O que significa que eu não posso mais… Espere! — Olga ficou atônita. Ela conseguia ver claramente a serva se aproximando da cama em pânico. Na sua visão, o teto da velha tenda, o punhal pendurado na parede e o braseiro estavam todos bem vívidos. — Mas como eu consigo ver as coisas de forma tão clara com apenas um olho?
Subconscientemente, ela tocou no olho esquerdo… Para a surpresa dela, estava intacto.
Não, não apenas o olho, na verdade todo o corpo dela estava em perfeitas condições, até mesmo as pernas.
Jogando o cobertor para o lado, ela se levantou da cama e ficou de pé firmemente.
— O quê?! O que aconteceu?! — Olga olhou para a serva, que parecia um pouco assustada.
— A-A-A sen-senhhorita foi curada pe-pela nova Da-Dama Divina trazida pelos nortenhos. — A serva gaguejou, tentando explicar. Provavelmente ela havia ficado assustada com o comportamento de Olga. – E-Ela não usou nenhum medicamento. Co-Com um leve toque de mãos, ela conseguiu curar todos os seus ferimentos.
“Tem uma bruxa chamada Nana na Cidade de Primavera Eterna que pode curar qualquer pessoa, até mesmo aquelas que estão no leito de morte ou cujos membros foram inteiramente quebrados”. Então Cinzas não mentiu pra mim? Pensei que ela só disse isso para me consolar. Nossa… Em pensar que realmente tem uma Dama Divina que possui uma habilidade tão milagrosa…
— Onde está essa Dama Divina? — Olga rapidamente colocou um casaco e perguntou. — Eu tenho que agradecê-la.
— Ela já foi embora junto com outras duas Damas Divinas que podiam voar.
— O quê? — Ela franziu as sobrancelhas. — E Cinzas?
— Ela também não está mais na Cidade da Areia de Ferro.

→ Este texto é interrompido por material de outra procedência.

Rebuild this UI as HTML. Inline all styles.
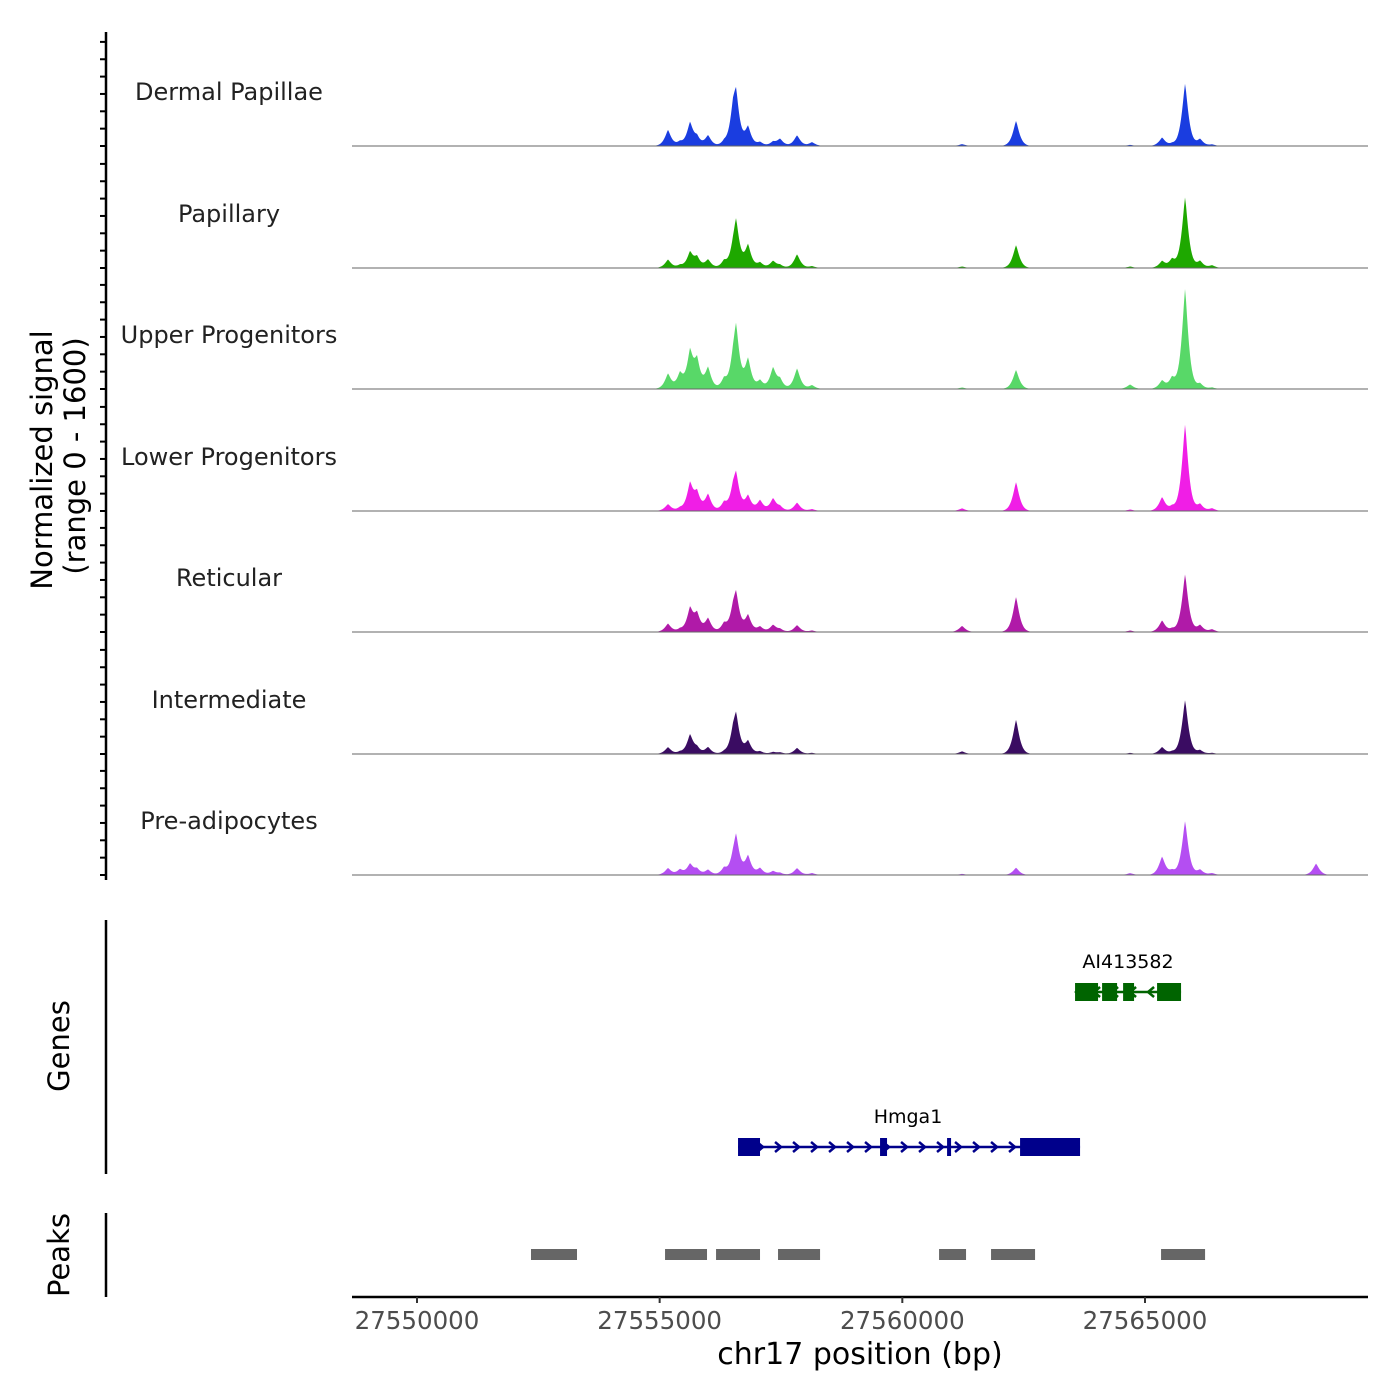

Dois dias atrás, o Clã Bravareia levou o primeiro grupo de pessoas da Nação da Areia para o Território Sul do Reino de Castelo Cinza.
— Ela… — A Mulher-Loba pensou em algo. — Quanto tempo eu fiquei dormindo?
Timidamente, a serva levantou três dedos com a mão esquerda, e logo em seguida mais três dedos com a mão direita.
— Seis dias? Que sono longo. — Olga suspirou. — Alguma coisa aconteceu na Cidade da Areia de Ferro nesse período em que eu estive dormindo?
— Sim, minha senhorita. O Clã Ventania anexou o enfraquecido Clã Rio Negro e nos desafiou… — A garota pareceu um pouco desanimada. — O nosso Líder não… não aceitou o desafio. Ele desistiu diretamente. Sendo assim, caímos para a terceira posição… Não podemos mais ficar neste castelo.
— Sério? — Olga ergueu as sobrancelhas. — Preciso ver meu pai.
— Ah. Espere, Princesa. A senhorita esqueceu seu capuz e manto. — A serva seguiu Olga até a porta segurando algumas roupas. — Este castelo tem recebido muitas visitas ultimamente, algumas pessoas só querem negociar, e outras… — A serva abaixou a voz de repente.
— Nos expulsar, não é? — Olga tocou na própria orelha pontuda e sorriu para a serva. — Guarde essas roupas, eu não preciso mais delas.
— O quê? Mas…
O pai dela sempre disse que ela devia esconder essas características animais quando estivesse na frente dos outros, pelo menos até que ela se tornasse a Líder do Clã, já que até mesmo uma Dama Divina seria excluída e sofreria preconceito por causa dessa aparência anormal. Mas depois do sonho que teve, ela finalmente entendeu o que queria fazer.
Metade mulher? Metade besta? Um monstro? Isso não me impede de continuar lutando, não é?
Em seguida, sem dizer mais nenhuma palavra, Olga caminhou em direção ao último andar do Castelo de Pedra.